What may be truly notable this year is the gender gap, according to The Cook Political Report. Early polling in this primary season showed the gender gap ranging from 11 to 17 points. That compares with recent mid-term elections where the gap has been in the single-digits. According to that report, this year could shatter that record. If women turn out the vote, and vote Democratic, as expected, it could impact election results significantly. Women traditionally make up roughly 52% of the mid-term vote. Recent polling shows women turning away from Republicans for Congress while men are expected to skew Republican this mid-term election.
There’s also been a notable gender gap in campaign donations this year. Women have accounted for 30% of all federal contributions so far, which is higher than usual, though not a record. They have contributed almost 70% to Democrats and liberal outside groups, which is also higher compared to previous cycles. By contrast, male voters have donated 48% to Democrats and liberal outside groups. But that’s a 20% gender gap – the largest since at least 1989, according to the Center for Responsive Politics.

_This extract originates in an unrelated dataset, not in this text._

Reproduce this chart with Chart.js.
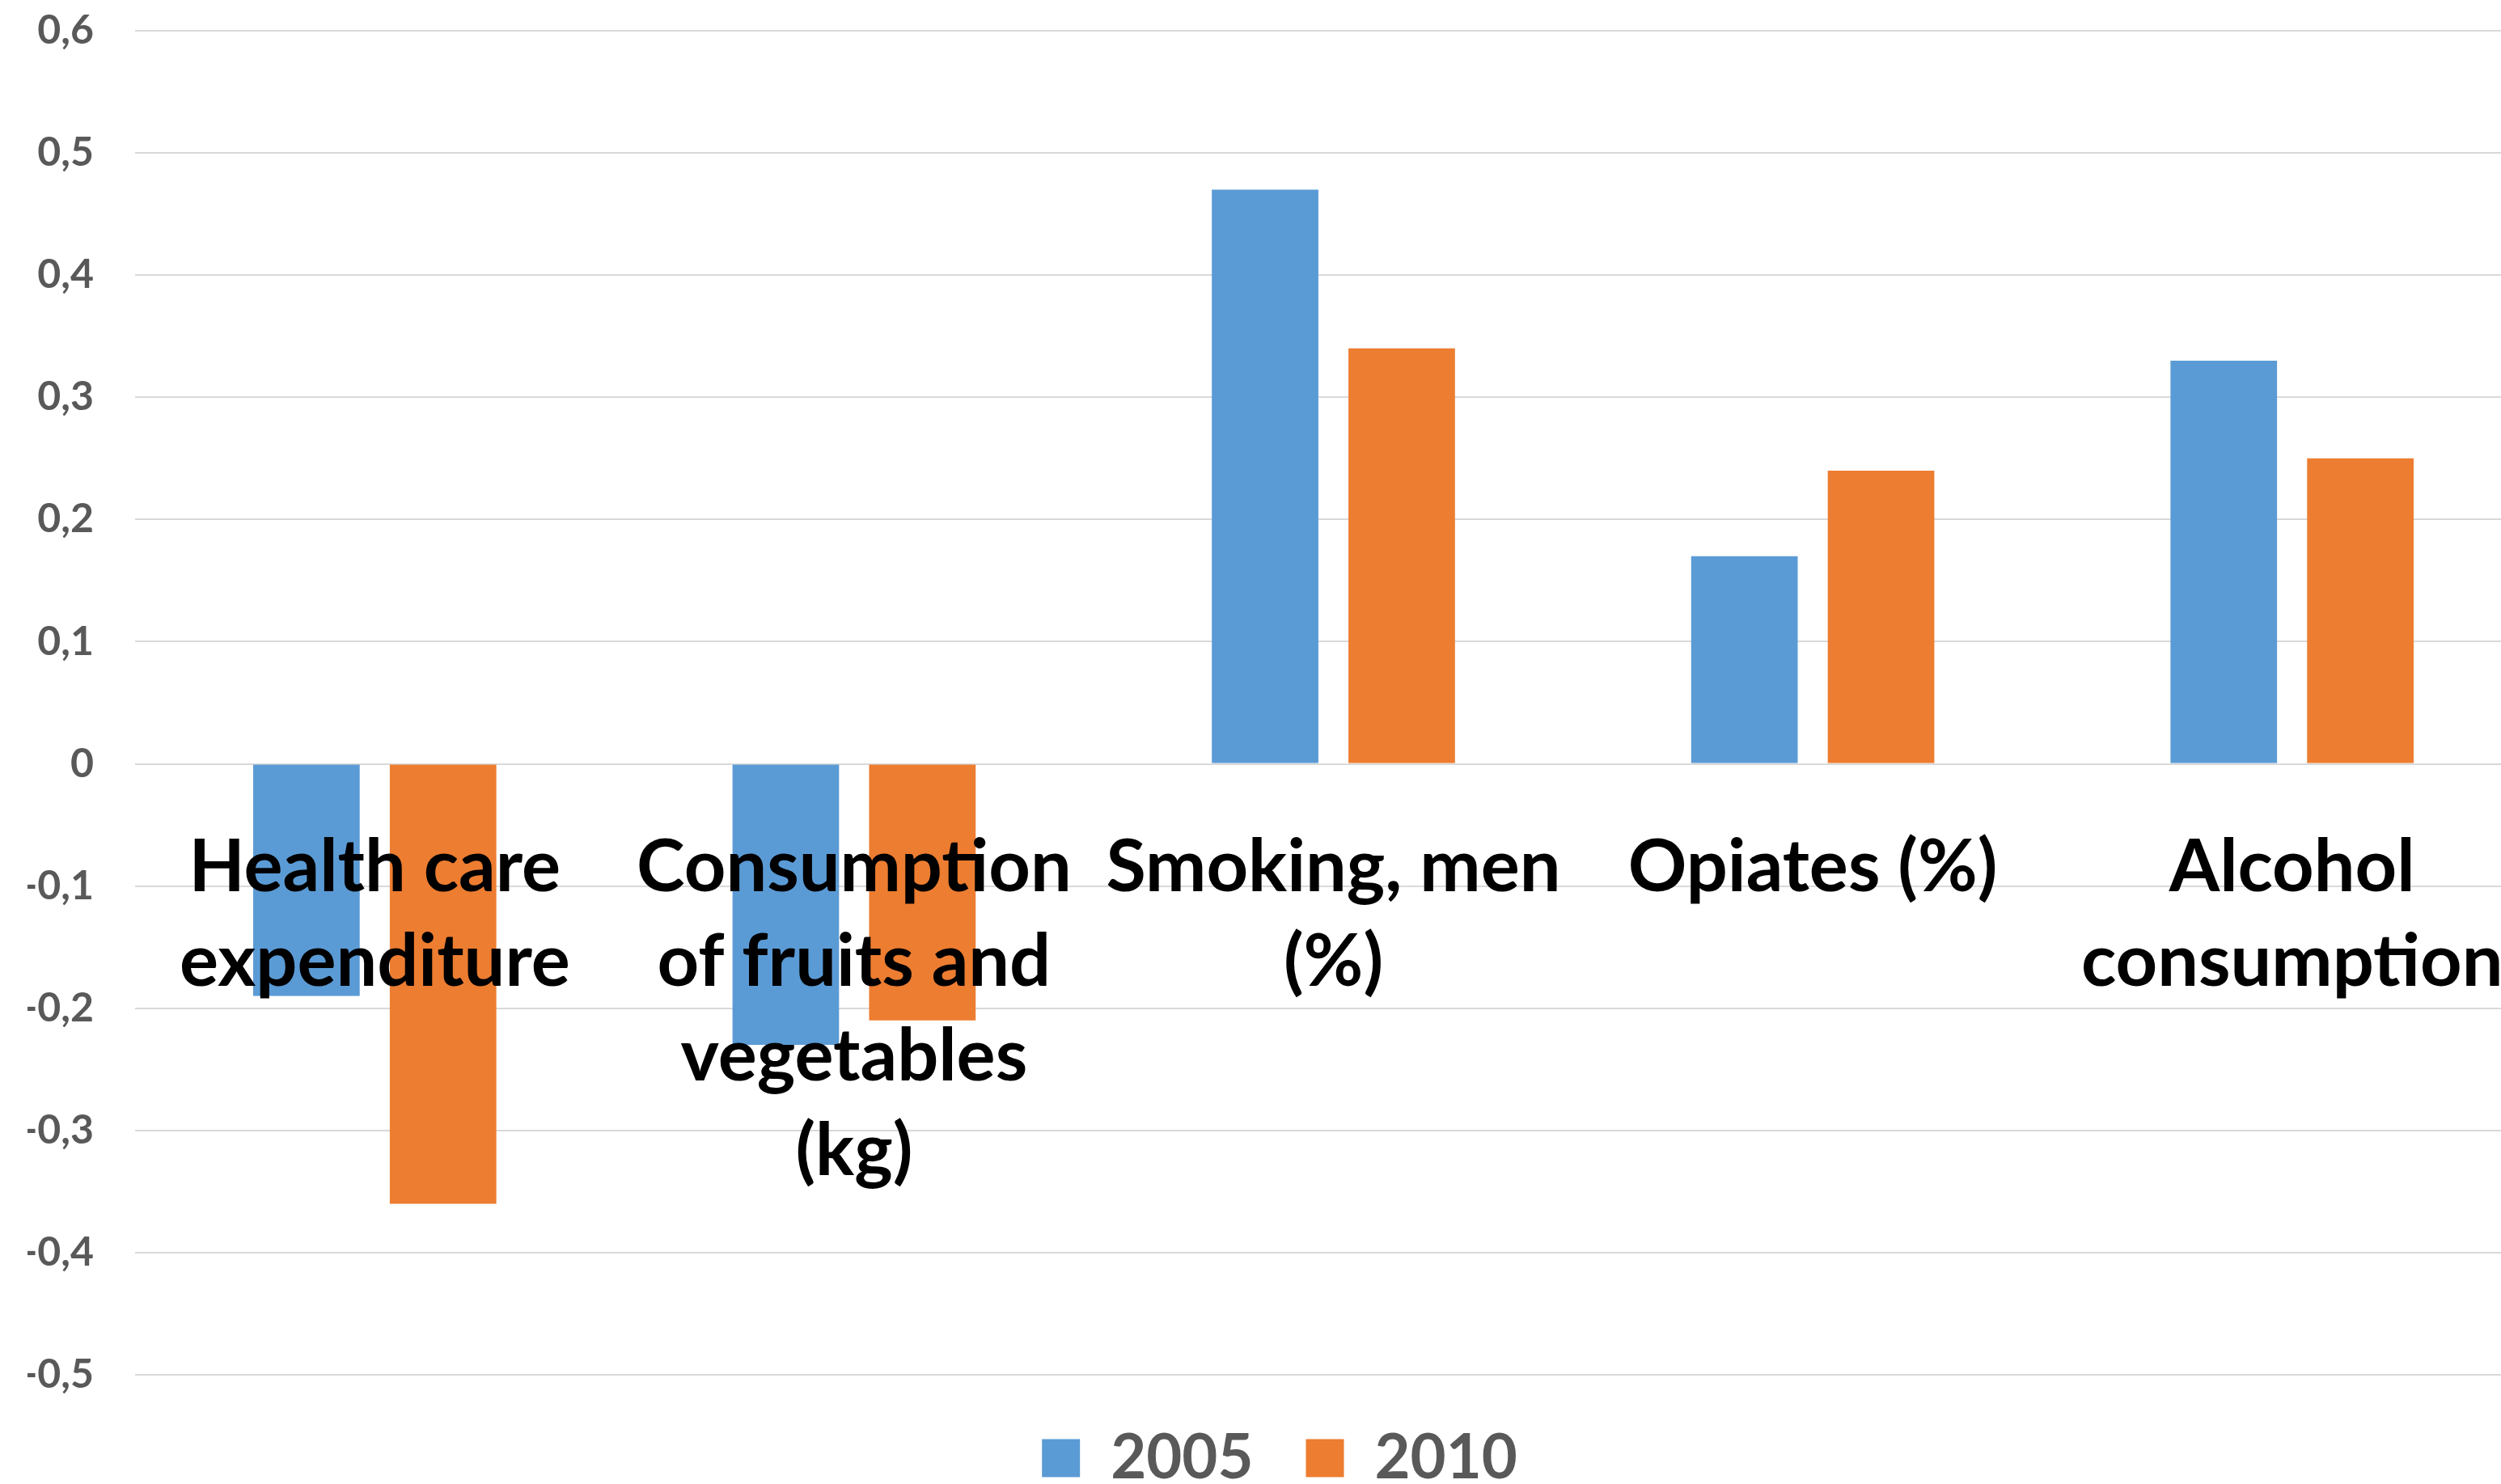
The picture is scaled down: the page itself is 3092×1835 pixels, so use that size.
<!DOCTYPE html>
<html lang="en">
<head>
    <meta charset="UTF-8">
    <title>Health indicators 2005 / 2010</title>
    <style>
        html, body {
            margin: 0;
            padding: 0;
            background: #ffffff;
        }
        #wrap {
            width: 3092px;
            height: 1835px;
            overflow: hidden;
            position: relative;
        }
        #chart {
            position: absolute;
            left: 0;
            top: 0;
        }
    </style>
</head>
<body>
    <div id="wrap">
        <canvas id="chart" width="3196" height="1851"></canvas>
    </div>

    <script src="https://cdn.jsdelivr.net/npm/chart.js"></script>
    <script>
        const categories = [
            ['Health care', 'expenditure'],
            ['Consumption', 'of fruits and', 'vegetables', '(kg)'],
            ['Smoking, men', '(%)'],
            ['Opiates (%)'],
            ['Alcohol', 'consumption']
        ];
        const values2005 = [-0.19, -0.23, 0.47, 0.17, 0.33];
        const values2010 = [-0.36, -0.21, 0.34, 0.24, 0.25];
        const yTicks = [-0.5, -0.4, -0.3, -0.2, -0.1, 0, 0.1, 0.2, 0.3, 0.4, 0.5, 0.6];
        const yTickLabels = ['-0,5', '-0,4', '-0,3', '-0,2', '-0,1', '0', '0,1', '0,2', '0,3', '0,4', '0,5', '0,6'];

        const fontFamily = 'Lato, "Open Sans", sans-serif';

        // the tick paddings would otherwise push the plot inward; layout.padding handles spacing
        function noEdgePadding(scale) {
            scale.paddingLeft = 0;
            scale.paddingRight = 0;
            scale.paddingTop = 0;
            scale.paddingBottom = 0;
        }

        const ctx = document.getElementById('chart').getContext('2d');
        new Chart(ctx, {
            type: 'bar',
            data: {
                labels: categories,
                datasets: [{
                    label: '2005',
                    data: values2005,
                    backgroundColor: '#5B9BD5',
                    categoryPercentage: 0.57,
                    barPercentage: 0.78
                }, {
                    label: '2010',
                    data: values2010,
                    backgroundColor: '#ED7D31',
                    categoryPercentage: 0.57,
                    barPercentage: 0.78
                }]
            },
            options: {
                responsive: false,
                animation: false,
                layout: {
                    padding: { left: 34, right: 66, top: 38, bottom: 0 }
                },
                plugins: {
                    tooltip: { enabled: false },
                    legend: {
                        position: 'bottom',
                        labels: {
                            color: '#595959',
                            boxWidth: 47,
                            boxHeight: 47,
                            padding: 65,
                            font: { family: fontFamily, size: 76, weight: 'bold' }
                        }
                    }
                },
                scales: {
                    x: {
                        // category names sit just under the zero line, drawn over the bars
                        position: { y: 0 },
                        border: { display: false },
                        grid: { display: false, drawTicks: false },
                        afterFit: noEdgePadding,
                        ticks: {
                            z: 1,
                            color: '#000000',
                            padding: 70,
                            autoSkip: false,
                            maxRotation: 0,
                            minRotation: 0,
                            font: { family: fontFamily, size: 90, weight: 'bold', lineHeight: 1.3 }
                        }
                    },
                    y: {
                        min: -0.5,
                        max: 0.6,
                        border: { display: false },
                        grid: { color: '#D9D9D9', lineWidth: 2, drawTicks: false },
                        afterBuildTicks: function(scale) {
                            scale.ticks = yTicks.map(v => ({ value: v }));
                        },
                        afterFit: function(scale) {
                            noEdgePadding(scale);
                            scale.width = 133;
                        },
                        ticks: {
                            color: '#595959',
                            padding: 51,
                            font: { family: fontFamily, size: 50, weight: 'bold' },
                            callback: function(value, index) {
                                return yTickLabels[index];
                            }
                        }
                    }
                }
            }
        });
    </script>
</body>
</html>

The female Republican candidates certainly feel the fundraising pain. While Democratic female challengers can raise about 93% of what male challengers have raised, because of reasons outlined above, that’s not so for the few female Republican challengers. Female GOP challengers had only raised 22% of what their male counterparts had raised, according to a report by the Center for Responsive Politics in November 2017. But in races for Open House seats, Republican women can roughly match the fundraising efforts of their male challengers.
Female candidates across the aisle face fundraising hurdles when it comes to receiving PAC support, even for open seat campaigns. Female candidates account for about one-third of the open seat candidacies yet receive less than 20% of PAC support—further proof that it will be down to the female voter if there’s any significant shift in gender power and Democratic gains this November.